Senegal once again showed its firm support for the autonomy plan for Western Sahara put forward by Morocco as the most appropriate solution to end the regional political conflict that has lasted for more than four decades.
The Senegalese country took part in the UN Committee of 24 in Bali and indicated that the Moroccan autonomy plan remains the "appropriate framework" for resolving the regional Saharawi dispute. The Senegalese representative present at the conclave stated that the Kingdom's proposal presented in 2007 respects international law and the resolutions of the United Nations. The Committee of 24 is the main UN body dealing with decolonisation, and the issue of Western Sahara was discussed at this meeting, where the problem continues to persist more than four decades after Spain's departure from the area as the former colonising power.
This political move by the African country follows in the footsteps of many other major nations' support for Morocco's autonomy plan as the most serious, credible and realistic alternative for resolving the situation in Western Sahara.
The North African country proposes a broad autonomy for Western Sahara under Moroccan sovereignty, respecting UN postulates and resolutions. Morocco's intention with its so-called Southern Provinces is to develop the region politically, socially and economically through a structured development plan for the benefit of the local population.
In opposition to the North African country's proposal is the Polisario Front's initiative, which advocates holding a referendum on independence for the Saharawi people, which is difficult to achieve due to census problems and other issues, according to various analysts, and which has less international backing, particularly the support of Algeria, Morocco's great political rival in the Maghreb, especially following Algeria's decision to break off diplomatic relations with its neighbour, which it accused of hostile acts, and also due to profound political differences on issues such as Western Sahara.

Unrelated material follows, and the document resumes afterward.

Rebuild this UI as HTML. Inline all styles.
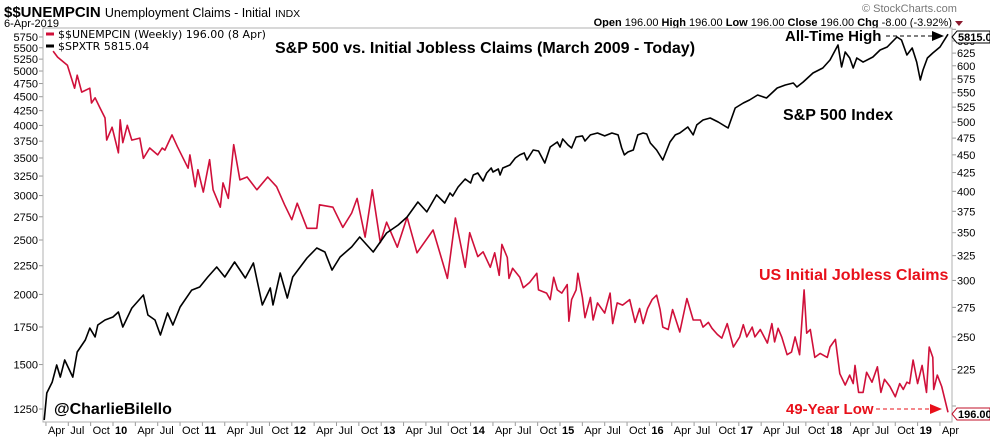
<!DOCTYPE html>
<html><head><meta charset="utf-8">
<style>
body{margin:0;background:#fff;width:990px;height:438px;overflow:hidden;font-family:"Liberation Sans",sans-serif;}
svg{display:block}
</style></head>
<body>
<svg id="chart" width="990" height="438" xmlns="http://www.w3.org/2000/svg">
 <text x="4" y="17" font-size="15" font-weight="bold">$$UNEMPCIN <tspan font-weight="normal" font-size="12.5">Unemployment Claims - Initial</tspan> <tspan font-weight="normal" font-size="10.5">INDX</tspan></text>
 <text x="4" y="27" font-size="11">6-Apr-2019</text>
 <text x="862" y="12" font-size="11" fill="#777">© StockCharts.com</text>
 <text x="952" y="26" font-size="11" text-anchor="end"><tspan font-weight="bold">Open</tspan> 196.00  <tspan font-weight="bold">High</tspan> 196.00  <tspan font-weight="bold">Low</tspan> 196.00  <tspan font-weight="bold">Close</tspan> 196.00  <tspan font-weight="bold">Chg</tspan> -8.00 (-3.92%)</text>
 <polygon points="955,21 963,21 959,26" fill="#8b1a2e"/>
 <g id="grid"></g>
 <rect x="43" y="28" width="909" height="394" fill="none" stroke="#b0b0b0"/>
 <g id="series"></g>
 <line x1="46" y1="34" x2="54" y2="34" stroke="#d0103a" stroke-width="3"/>
 <text x="58" y="38" font-size="11" font-family="DejaVu Sans, sans-serif">$$UNEMPCIN (Weekly) 196.00 (8 Apr)</text>
 <line x1="46" y1="46" x2="54" y2="46" stroke="#000" stroke-width="3"/>
 <text x="58" y="50" font-size="11" font-family="DejaVu Sans, sans-serif">$SPXTR 5815.04</text>
 <text x="275" y="53" font-size="16" font-weight="bold">S&amp;P 500 vs. Initial Jobless Claims (March 2009 - Today)</text>
 <text x="785" y="41" font-size="15" font-weight="bold">All-Time High</text>
 <line x1="886" y1="36" x2="932" y2="36" stroke="#000" stroke-dasharray="4,3"/>
 <polygon points="932,31 944,36 932,41" fill="#000"/>
 <text x="783" y="120" font-size="16" font-weight="bold">S&amp;P 500 Index</text>
 <text x="759" y="280" font-size="16" font-weight="bold" fill="#e8101a">US Initial Jobless Claims</text>
 <text x="786" y="414" font-size="15" font-weight="bold" fill="#e8101a">49-Year Low</text>
 <line x1="876" y1="409" x2="930" y2="409" stroke="#e8101a" stroke-dasharray="4,3"/>
 <polygon points="930,404 942,409 930,414" fill="#e8101a"/>
 <text x="54" y="414" font-size="16" font-weight="bold">@CharlieBilello</text>
 <g><polygon points="952,37 957,31 990,31 990,43 957,43" fill="#fff" stroke="#000"/><text x="958" y="41" font-size="11" font-weight="bold">5815.04</text></g>
 <g><polygon points="952,414 957,408 990,408 990,420 957,420" fill="#fff" stroke="#c0102a"/><text x="958" y="418" font-size="11" font-weight="bold">196.00</text></g>
</svg>
<script>
const claimsDates=[2009.33,2009.38,2009.49,2009.57,2009.60,2009.65,2009.74,2009.76,2009.80,2009.85,2009.91,2009.93,2009.99,2010.06,2010.08,2010.11,2010.16,2010.21,2010.30,2010.34,2010.41,2010.50,2010.55,2010.58,2010.66,2010.72,2010.84,2010.86,2010.92,2010.95,2011.01,2011.08,2011.12,2011.20,2011.23,2011.29,2011.35,2011.42,2011.50,2011.61,2011.73,2011.83,2011.92,2012.00,2012.06,2012.17,2012.28,2012.31,2012.46,2012.57,2012.67,2012.73,2012.82,2012.90,2012.99,2013.06,2013.18,2013.29,2013.40,2013.58,2013.74,2013.83,2013.94,2013.99,2014.08,2014.14,2014.22,2014.27,2014.32,2014.35,2014.41,2014.43,2014.47,2014.55,2014.59,2014.66,2014.74,2014.76,2014.85,2014.89,2014.93,2014.97,2015.02,2015.08,2015.10,2015.13,2015.18,2015.20,2015.25,2015.28,2015.34,2015.37,2015.42,2015.50,2015.56,2015.59,2015.64,2015.70,2015.78,2015.84,2015.89,2015.93,2015.98,2016.03,2016.08,2016.12,2016.15,2016.21,2016.26,2016.34,2016.42,2016.49,2016.57,2016.60,2016.66,2016.70,2016.76,2016.81,2016.87,2016.94,2017.01,2017.05,2017.09,2017.15,2017.18,2017.24,2017.32,2017.37,2017.40,2017.44,2017.48,2017.54,2017.59,2017.63,2017.68,2017.73,2017.76,2017.80,2017.85,2017.91,2017.99,2018.02,2018.08,2018.13,2018.19,2018.24,2018.28,2018.30,2018.34,2018.39,2018.43,2018.49,2018.55,2018.59,2018.63,2018.69,2018.75,2018.80,2018.84,2018.88,2018.91,2018.95,2019.00,2019.05,2019.10,2019.13,2019.17,2019.18,2019.22,2019.27,2019.34];
const claimsValues=[629,617,601,558,582,551,558,532,541,525,507,472,492,453,504,468,495,472,475,445,460,450,460,457,480,462,431,450,406,429,399,443,402,380,411,391,465,415,419,402,419,406,383,365,385,355,355,383,380,356,373,391,345,402,339,362,334,368,328,353,302,367,313,350,324,329,313,328,305,337,323,302,312,303,293,298,307,291,288,282,303,291,288,296,263,282,291,307,284,266,284,264,279,270,288,261,279,277,282,262,274,261,274,282,286,273,258,256,273,254,283,264,264,258,262,257,252,249,261,242,250,260,250,258,250,256,245,261,246,257,250,236,238,250,236,291,253,256,234,237,234,242,248,222,214,221,215,228,209,209,223,216,227,209,218,213,206,215,211,216,215,232,215,228,209,242,234,211,221,213,196];
const spxDates=[2009.23,2009.26,2009.32,2009.37,2009.41,2009.46,2009.55,2009.60,2009.69,2009.74,2009.80,2009.83,2009.91,2010.00,2010.06,2010.11,2010.21,2010.34,2010.39,2010.47,2010.53,2010.61,2010.67,2010.75,2010.88,2010.97,2011.06,2011.16,2011.25,2011.36,2011.48,2011.57,2011.67,2011.76,2011.79,2011.87,2011.95,2012.01,2012.17,2012.28,2012.37,2012.45,2012.54,2012.67,2012.76,2012.91,2012.99,2013.06,2013.19,2013.29,2013.41,2013.51,2013.62,2013.71,2013.77,2013.80,2013.86,2013.94,2014.00,2014.03,2014.08,2014.14,2014.18,2014.23,2014.25,2014.31,2014.33,2014.36,2014.44,2014.50,2014.55,2014.60,2014.63,2014.70,2014.76,2014.83,2014.89,2014.97,2015.00,2015.03,2015.09,2015.13,2015.18,2015.25,2015.28,2015.34,2015.42,2015.50,2015.58,2015.65,2015.69,2015.72,2015.76,2015.82,2015.87,2015.93,2015.97,2016.01,2016.08,2016.15,2016.23,2016.29,2016.34,2016.43,2016.49,2016.53,2016.60,2016.68,2016.77,2016.88,2016.96,2017.05,2017.12,2017.21,2017.31,2017.43,2017.52,2017.61,2017.65,2017.72,2017.83,2017.94,2018.02,2018.11,2018.15,2018.19,2018.24,2018.28,2018.32,2018.39,2018.50,2018.58,2018.66,2018.77,2018.82,2018.88,2018.94,2018.99,2019.03,2019.06,2019.11,2019.17,2019.25,2019.34];
const spxValues=[1195,1335,1396,1497,1425,1528,1425,1579,1659,1742,1680,1764,1801,1823,1861,1750,1891,1995,1838,1801,1693,1853,1764,1899,2036,2062,2148,2238,2148,2284,2139,2275,1915,2053,1915,2184,1971,2148,2322,2419,2380,2210,2332,2430,2531,2380,2480,2573,2659,2748,2922,2805,3008,2910,3032,2995,3107,3211,3158,3264,3291,3185,3291,3359,3305,3345,3264,3359,3401,3500,3544,3572,3471,3616,3601,3429,3661,3737,3661,3783,3692,3646,3815,3831,3753,3847,3878,3831,3878,3847,3646,3544,3587,3616,3847,3878,3862,3722,3616,3471,3737,3847,3878,3974,3847,4008,4090,4124,4056,3958,4296,4385,4440,4531,4476,4664,4721,4760,4683,4779,4959,5063,5231,5564,5083,5406,5275,5063,5275,5187,5297,5450,5518,5749,5679,5339,5495,5187,4819,5021,5275,5383,5518,5815];
const leftTicks=[1250,1500,1750,2000,2250,2500,2750,3000,3250,3500,3750,4000,4250,4500,4750,5000,5250,5500,5750];
const rightTicks=[200,225,250,275,300,325,350,375,400,425,450,475,500,525,550,575,600,625,650,675];
const years=[2009,2010,2011,2012,2013,2014,2015,2016,2017,2018,2019];
const monthLabels=["Apr","Jul","Oct"];

const NS="http://www.w3.org/2000/svg";
function xScale(t){return 113+(t-2010)*89.4;}
function yLeft(v){return 409-243.8*Math.log(v/1250);}
function yRight(v){return 406-309.7*Math.log(v/200);}
function mk(tag,attrs,parent){const e=document.createElementNS(NS,tag);for(const k in attrs)e.setAttribute(k,attrs[k]);parent.appendChild(e);return e;}
const svg=document.getElementById('chart');
const grid=document.getElementById('grid');
const series=document.getElementById('series');

leftTicks.forEach(v=>{
  const y=yLeft(v);
  const t=mk('line',{x1:39,x2:43,y1:y,y2:y,stroke:'#999'},grid);
  
  
  const l=mk('text',{x:38,y:y+4,'font-size':11,'text-anchor':'end'},grid);
  l.textContent=v;
  
  
});
rightTicks.forEach(v=>{
  const y=yRight(v);
  const t=mk('line',{x1:952,x2:956,y1:y,y2:y,stroke:'#999'},grid);
  
  
  if(v===675||v===200) return;
  const l=mk('text',{x:957,y:y+4,'font-size':11},grid);
  l.textContent=v;
  
  
});
years.forEach(yr=>{
  if(yr>2009){
    const x=xScale(yr);
    const t=mk('line',{x1:x,x2:x,y1:422,y2:426,stroke:'#999'},grid);
    
    
    const l=mk('text',{x:x+2,y:434,'font-size':11,'font-weight':'bold'},grid);
    l.textContent=String(yr).slice(2);
    
    
  }
  monthLabels.forEach((m,i)=>{
    const t0=yr+0.25*(i+1);
    if(t0>2019.3) return;
    const x=xScale(t0);
    const t=mk('line',{x1:x,x2:x,y1:422,y2:426,stroke:'#999'},grid);
    
    
    const l=mk('text',{x:x+2,y:434,'font-size':11},grid);
    l.textContent=m;
    
    
  });
});
const cp=mk('path',{d:claimsDates.map((t,i)=>(i?'L':'M')+xScale(t).toFixed(1)+','+yRight(claimsValues[i]).toFixed(1)).join(''),fill:'none',stroke:'#d0103a','stroke-width':1.6,'stroke-linejoin':'round'},series);


const sp=mk('path',{d:spxDates.map((t,i)=>(i?'L':'M')+xScale(t).toFixed(1)+','+yLeft(spxValues[i]).toFixed(1)).join(''),fill:'none',stroke:'#000','stroke-width':1.6,'stroke-linejoin':'round'},series);


</script>
</body></html>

On the other hand, the role of the Polisario Front and its Algerian ally in the treatment of Sahrawi refugees in camps set up in Algeria, such as Tindouf, is also questioned. Living conditions there are difficult, as Staffan de Mistura, the UN special envoy for Western Sahara, who also recently held talks with the parties involved in the case to bring them closer together and to submit a detailed report to UN Secretary General António Guterres, noted during recent visits. In April, De Mistura held informal bilateral consultations with representatives of Algeria, Mauritania and members of the "Group of Friends", including Spain, the United States, Russia, the United Kingdom and France, i.e. with all parties involved in the Saharawi issue, and conveyed his impressions to Guterres.
Referring to the figure of Staffan de Mistura, the Senegalese representative with the UN Committee of 24 underlined the efforts of the UN envoy for Western Sahara to promote the political dialogue which has been stalled until now. Senegal continues to show its support for a just, lasting and mutually acceptable political solution respecting the UN resolutions, as was made clear.
The Senegalese representative also praised the "significant" progress made by Morocco in the area of Western Sahara through social and economic promotion measures. "These efforts have finally convinced the Kingdom of Morocco of its desire to definitively resolve this dispute," he said, noting that, in support of this policy, Senegal inaugurated, on 5 April 2021, its consulate general in Dakhla, as reported by Le Matin.
Several nations, around thirty, have shown their strategy of opening consulates around Western Sahara, in the enclaves of Dakhla and Laayoune, to promote territorial development, which demonstrates support for Morocco on the Saharawi question.